Perhaps the best thing about this retconning of the Daniel Craig era is that Quantum of Solace is made a better film by tying those events together with these subsequent Sam Mendes-led efforts that began with Skyfall in 2012. It’s perhaps not the best example of retconning, especially as it was initially intended for Quantum to be the Spectre-like organisation, but it does at least give all of Craig’s Bond films an internal logic separate from the rest of the series.
Key players return in supporting roles, namely Ralph Fiennes as Mallory/M, Ben Whishaw as ‘Q’, Naomi Harris as Moneypenny and Rory Kinnear as Bill Tanner. Their involvement makes this more an ensemble piece more than anything else, even if Kinnear is lumbered with being the exposition man.
A Bond film tends to live or die depending on its villains. Spectre doesn’t go overboard with its villainous faces, focusing on two key players in the shady organisation – Christoph Waltz’s Franz Oberhauser and Dave Bautista’s monosyllabic Hinx. Waltz is great at exuding a friendly demeanour yet looking like he could rip off your face at any moment. Or get one of his henchmen to do it. His outfit is something else entirely – no socks, and a very odd jacket do him no favours. Hinx meanwhile has a few good moments, but is little more than a throwback to the silent and bulky henchmen of years gone by.

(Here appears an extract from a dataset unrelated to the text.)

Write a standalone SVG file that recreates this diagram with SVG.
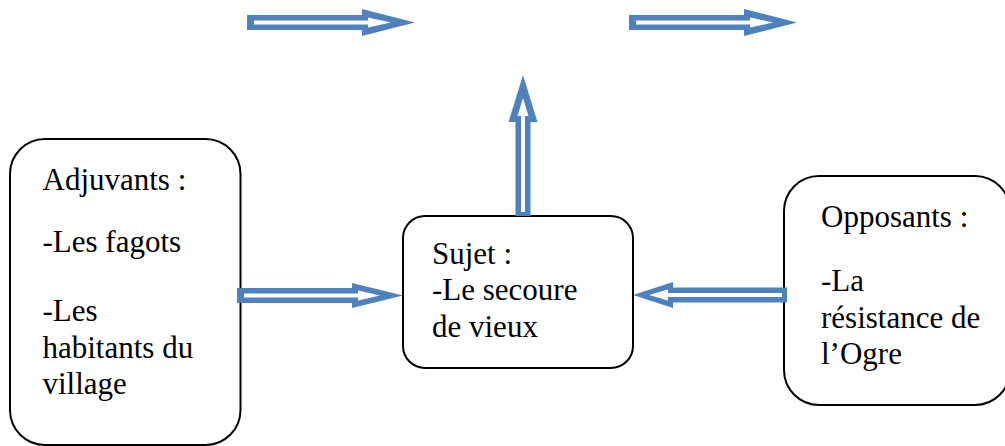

Then there are the women that Bond inevitably encounters. In this instance they are Monica Bellucci (in a brief role) and Lea Seydoux as the estranged daughter of Mr White. Bellucci is almost a blink and you’ll miss her presence, but Seydoux has a bit more to do. She’s not entirely helpless, although her involvement is mostly limited to being saved by Bond. As loathe as I am to refer back to it, we’re certainly not in the same territory as Halle Berry’s Jinx in Die Another Day, which is disappointing in this day and age.
Mendes has listened to the fans who complained about the lack of action set pieces in Skyfall by upping the quota considerably for Spectre. There’s much more in terms of the globetrotting that the series has been famous for in the past and which was somewhat lacking in the more introspective Skyfall. The script manages to pile up location visits to Mexico, Austria and of course London as Bond goes on Spectre’s trail. The locations are all stunning to look at, and even London has a surprisingly pleasant sheen to it.
It’s not all roses, though. It feels like there are narrative gaps that result in some aspects of the story not being fully developed, and in some cases events happen as if they have just been dropped into the plot in the hope that nobody will notice they don’t link all that well with the previous and following scenes. In that respect it jumps around a little too much for my liking.
Could this be Daniel Craig’s last spin in the Aston Martin? Only time will tell. If it is and a new Bond greets us in the 25th feature, Craig’s time in the tuxedo has been well spent, and despite a slight misstep with Quantum of Solace will no doubt be reflected on with fondness in years to come. Thankfully Spectre proves to be a worthy entry in his custodianship.